Cherry was always about defining Canadian not as something to aspire to, not as a collection of things that people could strive towards, but as an accident of birth, a thing to use as a cudgel. He defined Canadian-ness not as something positive, but by the absence of negative traits he saw in other nationalities and people not exactly like him. Europeans were soft and weak, not like good Canadian boys. Women and liberals and French-Canadians where defective in some form or fashion, not like real Canadians.
It is a nationalism of dirt, built on the desperate hope that the accident of your birth can make up for the deficiencies of your character. It is and always has been the only thing Cherry every had to say on the matter. It is unfortunately seductive, as the fact that a decent man like McIndoe didn’t notice it for all those years. Or, more precisely, found it easy to turn away from because nationalism speaks to the need to belong in all of us. But the nationalism of dirt is a worthless thing, good only for those who would base their lives on hate.

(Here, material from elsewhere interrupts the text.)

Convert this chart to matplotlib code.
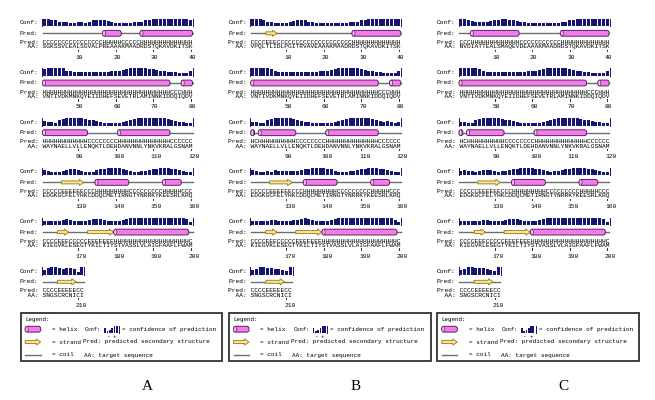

Where you were born means nothing. The dirt you stand on give you no special powers, provides you no meaningful characteristics. And I promise you, sometime in the past, someone who didn’t belong to the group you thin of as yours owned that dirt. And sometime in the future, someone else you would revile today will own it. It is nothing special. People who pretend that it is are usually up to no good. That is the nationalism of small men who define themselves by the pain they impose on others, the deficiencies they imagine others have so they can claim imaginary virtues by comparison rather than actually work at developing real virtues.
There is another kind of nationalism, the one that McIndoe alludes to when he says that “that it doesn’t matter where you’re from or when you get here. It’s not about how you look or talk or pray or whether you can skate. “ The nationalism of ideas. That is a nationalism worth having. It is the nationalism that welcomes people to participate in sharing those ideals and works towards building real virtues rather than tearing down imaginary vices in others. Where you were born doesn’t mean anything to this nationalism. What you do, how you act, does.

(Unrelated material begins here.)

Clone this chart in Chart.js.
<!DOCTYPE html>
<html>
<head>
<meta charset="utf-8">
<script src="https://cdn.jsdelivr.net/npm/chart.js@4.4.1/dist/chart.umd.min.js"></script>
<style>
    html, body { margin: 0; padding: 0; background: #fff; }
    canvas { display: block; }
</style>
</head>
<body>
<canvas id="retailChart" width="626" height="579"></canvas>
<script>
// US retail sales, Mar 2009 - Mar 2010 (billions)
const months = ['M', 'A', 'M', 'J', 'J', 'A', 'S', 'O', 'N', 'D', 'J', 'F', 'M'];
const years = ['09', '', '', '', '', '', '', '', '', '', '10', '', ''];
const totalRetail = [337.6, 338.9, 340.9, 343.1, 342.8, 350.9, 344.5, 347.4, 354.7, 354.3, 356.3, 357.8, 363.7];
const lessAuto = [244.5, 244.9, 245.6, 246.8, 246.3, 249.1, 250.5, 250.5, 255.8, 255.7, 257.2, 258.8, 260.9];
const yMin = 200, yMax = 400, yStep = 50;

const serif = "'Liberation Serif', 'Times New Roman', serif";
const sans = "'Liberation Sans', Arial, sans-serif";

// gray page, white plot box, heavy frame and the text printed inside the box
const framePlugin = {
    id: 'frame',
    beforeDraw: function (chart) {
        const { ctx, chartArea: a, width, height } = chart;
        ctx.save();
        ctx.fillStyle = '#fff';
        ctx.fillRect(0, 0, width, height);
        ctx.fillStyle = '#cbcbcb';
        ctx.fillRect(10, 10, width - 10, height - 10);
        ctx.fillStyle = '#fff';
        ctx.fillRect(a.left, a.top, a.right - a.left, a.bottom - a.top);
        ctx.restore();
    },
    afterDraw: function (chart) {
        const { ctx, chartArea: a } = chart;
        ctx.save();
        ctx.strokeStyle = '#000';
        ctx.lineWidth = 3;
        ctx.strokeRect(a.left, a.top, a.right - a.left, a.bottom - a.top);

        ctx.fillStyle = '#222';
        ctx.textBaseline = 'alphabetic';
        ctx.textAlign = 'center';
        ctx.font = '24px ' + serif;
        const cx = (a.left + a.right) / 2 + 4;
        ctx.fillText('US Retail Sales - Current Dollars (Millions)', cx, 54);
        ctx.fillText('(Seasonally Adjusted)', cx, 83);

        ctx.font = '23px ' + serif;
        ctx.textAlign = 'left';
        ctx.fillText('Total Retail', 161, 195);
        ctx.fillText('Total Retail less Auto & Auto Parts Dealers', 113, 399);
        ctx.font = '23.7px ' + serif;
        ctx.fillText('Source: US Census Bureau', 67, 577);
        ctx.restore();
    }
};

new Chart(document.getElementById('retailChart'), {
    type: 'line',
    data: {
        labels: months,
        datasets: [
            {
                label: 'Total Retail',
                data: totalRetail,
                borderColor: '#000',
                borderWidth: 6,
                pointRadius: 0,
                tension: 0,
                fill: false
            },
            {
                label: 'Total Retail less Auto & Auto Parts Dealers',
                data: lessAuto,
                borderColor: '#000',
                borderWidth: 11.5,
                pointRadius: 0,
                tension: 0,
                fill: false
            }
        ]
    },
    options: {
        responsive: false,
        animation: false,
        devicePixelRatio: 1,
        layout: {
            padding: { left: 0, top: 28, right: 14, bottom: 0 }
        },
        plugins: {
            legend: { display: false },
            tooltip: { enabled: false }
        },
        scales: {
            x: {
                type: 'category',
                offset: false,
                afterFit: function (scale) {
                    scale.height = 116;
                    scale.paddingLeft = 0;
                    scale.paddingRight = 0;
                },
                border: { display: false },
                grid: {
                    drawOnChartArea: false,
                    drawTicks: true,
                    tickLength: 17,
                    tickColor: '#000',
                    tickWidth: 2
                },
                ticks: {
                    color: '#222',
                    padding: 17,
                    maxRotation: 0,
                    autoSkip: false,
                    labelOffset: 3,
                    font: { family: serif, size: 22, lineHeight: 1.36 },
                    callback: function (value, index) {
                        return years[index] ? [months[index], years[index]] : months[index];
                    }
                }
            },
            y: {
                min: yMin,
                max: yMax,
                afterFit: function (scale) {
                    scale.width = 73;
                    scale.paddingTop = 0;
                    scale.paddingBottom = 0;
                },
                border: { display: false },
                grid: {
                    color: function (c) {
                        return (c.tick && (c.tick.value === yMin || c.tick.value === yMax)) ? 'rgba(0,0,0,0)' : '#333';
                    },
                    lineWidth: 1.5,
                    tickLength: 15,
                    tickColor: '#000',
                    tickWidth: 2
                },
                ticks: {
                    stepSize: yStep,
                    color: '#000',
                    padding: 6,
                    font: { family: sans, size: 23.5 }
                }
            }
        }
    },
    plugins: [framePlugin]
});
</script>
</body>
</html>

To keep this in hockey terms, Canadians can be proud that their teams play heavy. They go into the corners to dig out pucks, they take hits to make plays, they stand in the crease and take the punishment to deflect in shots into the net. They can be proud of players who play that game, no matter what country they come from. And they can be proud of the heavy game without insisting that the skilled game is a moral abomination just because it didn’t originate in Canadian dirt.
We live in dangerous times. The forces of corruption and illiberalism are on the rise everywhere. Don Cherry is hardly the most dangerous of men, but his cheap appeals to the nationalism of dirt, his insistence that mud mattered more than ideals, is a part and parcel of the mindset that leads to Brexit, Trump and illiberal democracy. Don Cherry was always the worst of Canada because he never understood that the dirt of your birth is still just dirt. What makes a person is their actions after they are born, not the dirt upon which they are born.
EDIT: I should add that I am not Canadian, just a life long hockey fan. Sorry if I gave the impression I was Canadian.